The present study is, to our knowledge, the first nationwide study to estimate the familial risk of recurrent hospitalization for LAF. Previous studies have only investigated the familial risk of a first AF event [6–15]. The present study found similar familial risks for first time LAF event to those reported previously [6–15]. The familial risk for recurrent LAF hospitalization was lower than the risk for first time LAF hospitalization, suggesting that familial and possibly genetic factors are more important for first time LAF hospitalization than recurrent LAF hospitalization. Our findings indicate that family history of AF is a new risk factor for recurrent hospitalization for LAF. The higher risk for recurrent LAF hospitalization among multiplex families (i.e. two or more affected relatives) may be genetic although non-genetic familial factors cannot be ruled out. There was an interaction between age and family history, with family history having a weaker effect on AF hospitalization risk in older age groups, which further indicates a genetic contribution. Identifying genetic risk factors for AF may have important prognostic value regarding recurrence risk. The mechanism behind the observed familial recurrent LAF hospitalization risk might be genetic or non-genetic. For instance, patients with familial LAF might have a higher AF awareness and possibly have a lower threshold for seeking health care. However, several genetic variants have been linked to risk of AF [16–25]. It is possible that these variants may also predispose individuals to an increased risk of recurrent hospitalization for LAF. Moreover, the dissected underlying familial risk factors (genetic or nongenetic) are likely to have a magnitude that is stronger than the familial risk itself [40, 41]. For instance, it has been estimated that 10 additive alleles, each with a genotype relative risk of 2.0 and an allele frequency of 0.1, will only explain a familial risk of 1.06 . If multiplicative gene-gene interactions are present, the same 10 alleles will still only explain a familial risk of 1.2 .
Interestingly, there appears to be an interaction between sex and family history, with family history of AF having a greater effect in women than in men in the context of risk of recurrent hospitalization for AF. This suggests that familial and possibly genetic factors might be relatively more important in women than in men regarding recurrent risk of hospitalization for LAF. In individuals without family history of AF, male sex was a risk factor for recurrent LAF. This is opposite to a study that found female sex to be associated with recurrence of AF . However, the patients in that study were older and had cardiovascular comorbidities, which may explain the divergent results.
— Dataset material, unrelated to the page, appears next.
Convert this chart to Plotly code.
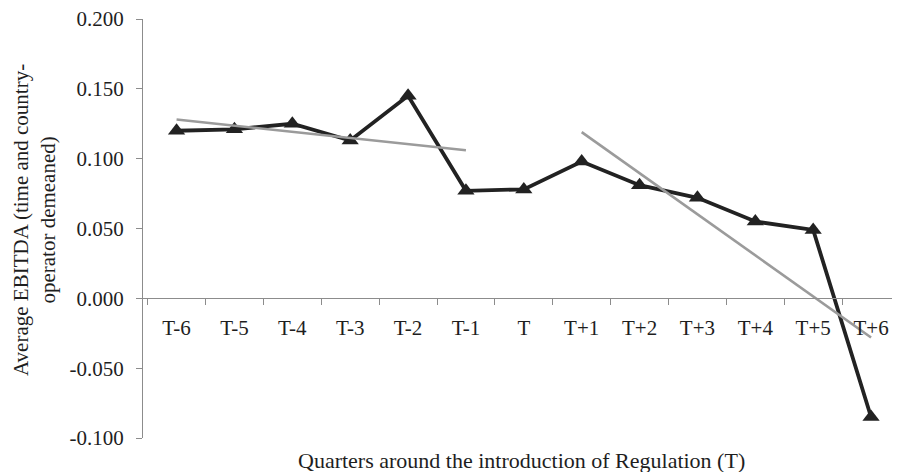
import plotly.graph_objects as go

quarters = ["T-6", "T-5", "T-4", "T-3", "T-2", "T-1", "T",
            "T+1", "T+2", "T+3", "T+4", "T+5", "T+6"]
ebitda = [0.120, 0.121, 0.125, 0.113, 0.145, 0.077, 0.078,
          0.098, 0.081, 0.072, 0.055, 0.049, -0.085]

trend_pre_x = ["T-6", "T-1"]
trend_pre_y = [0.128, 0.106]
trend_post_x = ["T+1", "T+6"]
trend_post_y = [0.119, -0.028]

y_tick_vals = [-0.10, -0.05, 0.0, 0.05, 0.10, 0.15, 0.20]
y_tick_text = ["-0.100", "-0.050", "0.000", "0.050", "0.100", "0.150", "0.200"]

FONT = "Liberation Serif"
AXIS = "#8c8c8c"
TXT = "#1e1e1e"

fig = go.Figure()
fig.add_trace(go.Scatter(
    x=quarters, y=ebitda, mode="lines+markers",
    line=dict(color="#222222", width=3.8),
    marker=dict(symbol="triangle-up", size=15, color="#222222"),
    showlegend=False, hoverinfo="skip"))
fig.add_trace(go.Scatter(
    x=trend_pre_x, y=trend_pre_y, mode="lines",
    line=dict(color="#9b9b9b", width=2.6), showlegend=False))
fig.add_trace(go.Scatter(
    x=trend_post_x, y=trend_post_y, mode="lines",
    line=dict(color="#9b9b9b", width=2.6), showlegend=False))

# page is drawn with an 8px body margin offset
L, T, B, R = 135, 11, 42, 8
PW, PH = 900 - L - R, 472 - T - B
BOT = 472 - B + 8  # screen y of plot bottom

fig.update_layout(
    width=900, height=472,
    margin=dict(l=L, r=R, t=T, b=B, autoexpand=False),
    plot_bgcolor="white", paper_bgcolor="white",
    font=dict(family=FONT, size=21, color=TXT),
    xaxis=dict(
        type="category", categoryorder="array", categoryarray=quarters,
        range=[-0.58, 12.5], anchor="free", position=1/3,
        showline=True, linecolor=AXIS, linewidth=1.2,
        ticks="outside", tickson="boundaries", ticklen=6, tickcolor=AXIS,
        ticklabelstandoff=10, showgrid=False, zeroline=False,
        ticklabeloverflow="allow", automargin=False,
        tickfont=dict(family=FONT, size=21, color=TXT)),
    yaxis=dict(
        range=[-0.1, 0.2], tickvals=y_tick_vals, ticktext=y_tick_text,
        showline=True, linecolor=AXIS, linewidth=1.2,
        ticks="outside", ticklen=6, tickcolor=AXIS, ticklabelstandoff=8,
        showgrid=False, zeroline=False, ticklabeloverflow="allow",
        automargin=False,
        tickfont=dict(family=FONT, size=21, color=TXT)),
    annotations=[
        dict(text="Average EBITDA (time and country-<br>operator demeaned)",
             xref="paper", yref="paper", x=(34 - 143) / PW, y=(BOT - 220) / PH,
             xanchor="center", yanchor="middle", textangle=-90, showarrow=False,
             font=dict(family=FONT, size=21, color=TXT)),
        dict(text="Quarters around the introduction of Regulation (T)",
             xref="paper", yref="paper", x=(521 - 143) / PW, y=(BOT - 460) / PH,
             xanchor="center", yanchor="middle", showarrow=False,
             font=dict(family=FONT, size=22, color=TXT)),
    ],
)

fig.write_html("out.html")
We also investigated whether family history of AF is a risk factor for a third recurrent LAF hospitalization. No such association was found. This may be due to that having a personal history of two or more AF is a strong risk factor in itself for recurrent AF .
The present study has a number of strengths. These include complete nationwide coverage in a country with high medical standards and medical diagnosis of patients by specialists during examinations in hospitals. In addition, the results were not affected by recall bias because both the probands and cases were medically diagnosed. Importantly, the Multigeneration Register is a validated source that has been proved to be reliable in the study of many familial diseases [33–37].
In order to exclude cardiovascular confounders we excluded all LAF patients who developed CVD during the 10 year follow up period after first LAF hospitalization (Table 2, model 1G). The HR for recurrent LAF hospitalization was similar, which suggests that the results are not confounded by other CVD outcomes during follow up.
The present study has also a number of limitations. The most important limitation is that we do not know whether recurrent LAF hospitalization is due to a new episode of paroxysmal AF or to the same persistent episode of AF. Thus, the results could reflect an increased risk of recurrent paroxysmal AF or symptomatic persistent AF in familial cases. The increased risk for recurrent hospitalization persisted during the whole follow up period (10 years after first hospitalization), which suggests that our results mainly reflect an increased risk of recurrent paroxysmal AF. Early recurrence could sometimes be due to admittance for elective cardioversion of persistent AF after at least three weeks of treatment with anticoagulation. However, normally elective cardioversion is performed in outpatients.
Longitudinal registers are subject to missing data before the date the register started. The Swedish Hospital Discharge Register only contains complete data for the period since 1987. However, such losses would be similar for both cases and controls and would not affect the estimates of familial aggregation (i.e. the HR). This is most likely a source of non-differential bias regarding familial risk estimates.
Another potential limitation is that we do not have access to the methods used for objective diagnosis. However, the Swedish Hospital Discharge Register has high validity, especially for cardiovascular disorders such as AF (97%), stroke and myocardial infarction (approximately 95%) [37, 38]. However, hypertension is not specifically validated and it is possible that the prevalence of this diagnoses is underestimated. It is therefore possible that some non-LAF cases have been included in the LAF group. This may have underestimated the familial recurrence of LAF, due to dilution of LAF cases with non-LAF cases.
While not all patients may seek help for AF, affordability of healthcare is probably not a selective factor in Sweden because of equal access to primary and hospital care. However, the likelihood of seeking medical advice might be of importance. It is possible that patients with familial LAF might have a higher AF awareness and possibly have a lower threshold for seeking health care. Thus, familial non-genetic factors might also be of importance.